Sunday, May 9, 2010

Garlic chicken pasta



Garlicky Chicken Pasta

Serves 4

Marinate the chicken while you prepare the remaining ingredients.
Ingredients

* 5 med.garlic cloves, minced (about 5 tsp), plus 4 medium cloves, smashed
* 1 pound veggie chicken cut into niblet pieces
* 3 tablespoons olive oil
* Table salt
* 1 pound pasta in short, tubular shapes, such as fusilli or rigatoni
* 1/4-1/2 teaspoon red pepper flakes
* 2 teaspoons unbleached all-purpose flour
* 1/2 cup dry vermouth or white wine (I'm using chicken broth)
* 3/4 cup clam juice (broth here too)
* 1/2 cup chopped fresh parsley
* 3 tablespoons unsalted butter
* 1 teaspoon lemon juice plus 1 lemon, cut into wedges
* Ground black pepper

Instructions

1. Toss 2 teaspoons minced chix, shrimp, 1 tablespoon oil, and 1/4 teaspoon salt in medium bowl. Let chix marinate at room temperature 20 minutes.

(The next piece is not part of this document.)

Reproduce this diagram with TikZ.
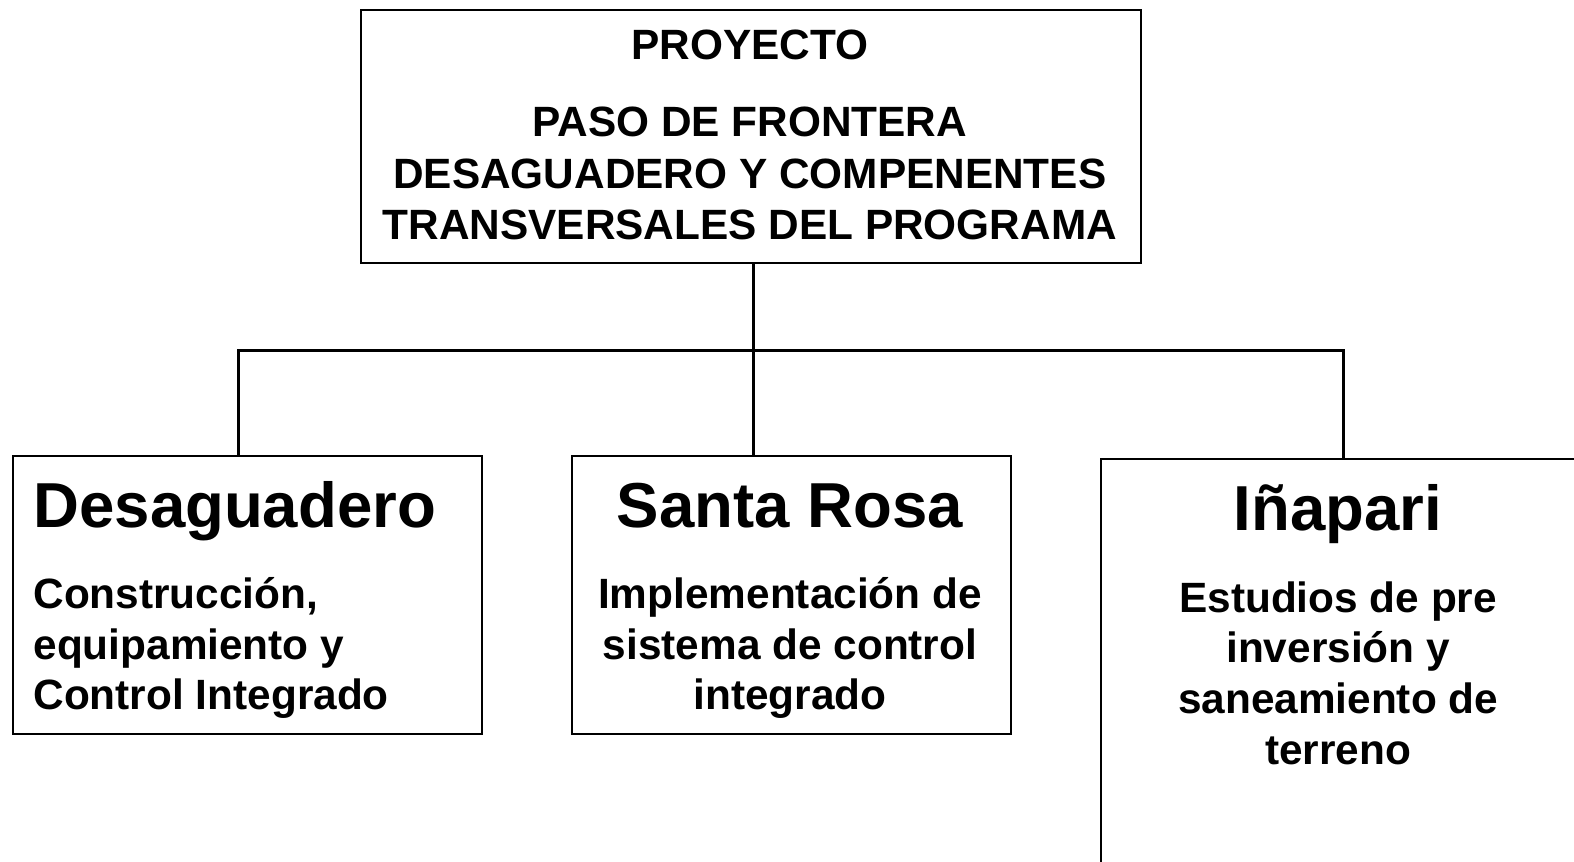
\documentclass[tikz,border=0pt]{standalone}
\usepackage{fontspec}
\setmainfont{Liberation Sans}
\usetikzlibrary{positioning}
\newlength\pxu
\setlength\pxu{0.019986cm}

\begin{document}
\begin{tikzpicture}
[x=\pxu, y=-\pxu,%
  boxframe/.style={draw, line width=1.1pt, inner sep=0pt, anchor=north west},%
  linkline/.style={-, line width=1.7pt},%
  titletext/.style={font=\bfseries\fontsize{24}{29.2}\selectfont, align=center, inner sep=0pt},%
  headtext/.style={font=\bfseries\fontsize{36}{40}\selectfont, inner sep=0pt},%
  bodytext/.style={font=\bfseries\fontsize{24}{28.7}\selectfont, inner sep=0pt}]
\useasboundingbox (0,0) rectangle (1568,858);
\clip (0,0) rectangle (1568,858);
%% boxes
\node (proj) at (359,9) [boxframe, minimum width=777\pxu, minimum height=252\pxu] {};
\node (desa) at (12,453.5) [boxframe, minimum width=467\pxu, minimum height=277\pxu] {};
\node (santa) at (569,453.5) [boxframe, minimum width=437\pxu, minimum height=277\pxu] {};
\node (inap) at (1096,456.5) [boxframe, minimum width=600\pxu, minimum height=500\pxu] {};
%% texts
\node (projLabel) at (747,45) [titletext] {PROYECTO};
\node (projName) at (747,173) [titletext] {PASO DE FRONTERA\\DESAGUADERO Y COMPENENTES\\TRANSVERSALES DEL PROGRAMA};
\node (desaHead) at (33,525) [headtext, anchor=base west] {Desaguadero};
\node (desaBody) at (33,575) [bodytext, anchor=north west, align=left] {Construcción,\\equipamiento y\\Control Integrado};
\node (santaHead) at (787,525) [headtext, anchor=base] {Santa Rosa};
\node (santaBody) at (787,575) [bodytext, anchor=north, align=center] {Implementación de\\sistema de control\\integrado};
\node (inapHead) at (1333,528) [headtext, anchor=base] {Iñapari};
\node (inapBody) at (1333,579) [bodytext, anchor=north, align=center] {Estudios de pre\\inversión y\\saneamiento de\\terreno};
%% connectors
\coordinate (busL) at (238,349);
\coordinate (busR) at (1338,349);
\draw[linkline] ([xshift=2.5\pxu]proj.south) -- ([xshift=2.5\pxu]proj.south |- santa.north);
\draw[linkline] (busL |- desa.north) -- (busL) -- (busR) -- (busR |- inap.north);
\end{tikzpicture}
\end{document}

2. Heat 4 smashed garlic cloves and remaining 2 tablespoons oil in 12-inch skillet over medium-low heat, stirring occasionally, until garlic is light golden brown, 4 to 7 minutes. Remove skillet from heat and use slotted spoon to remove garlic from skillet; discard garlic. Set skillet aside.

3. Bring 4 quarts water to boil in large Dutch oven over high heat. Add 1 tablespoon salt and pasta. Cook until just al dente, then drain pasta, reserving 1/4 cup cooking water, and transfer pasta back to Dutch oven.

4. While pasta cooks, return skillet with oil to medium heat; add chix with marinade to skillet in single layer. Cook chix, undisturbed, until oil starts to bubble gently, 1 to 2 minutes. Using slotted spoon, transfer chix to medium bowl. Add remaining 3 teaspoons minced garlic and pepper flakes to skillet and cook until fragrant, about 1 minute. Add flour and cook, stirring constantly, for 1 minute; stir in vermouth and cook for 1 minute. Add clam juice and parsley; cook until mixture starts to thicken, 1 to 2 minutes. Off heat, whisk in butter and lemon juice. Add chicken and sauce to pasta, adding reserved cooking water if sauce is too thick. Season with black pepper. Serve, passing lemon wedges separately.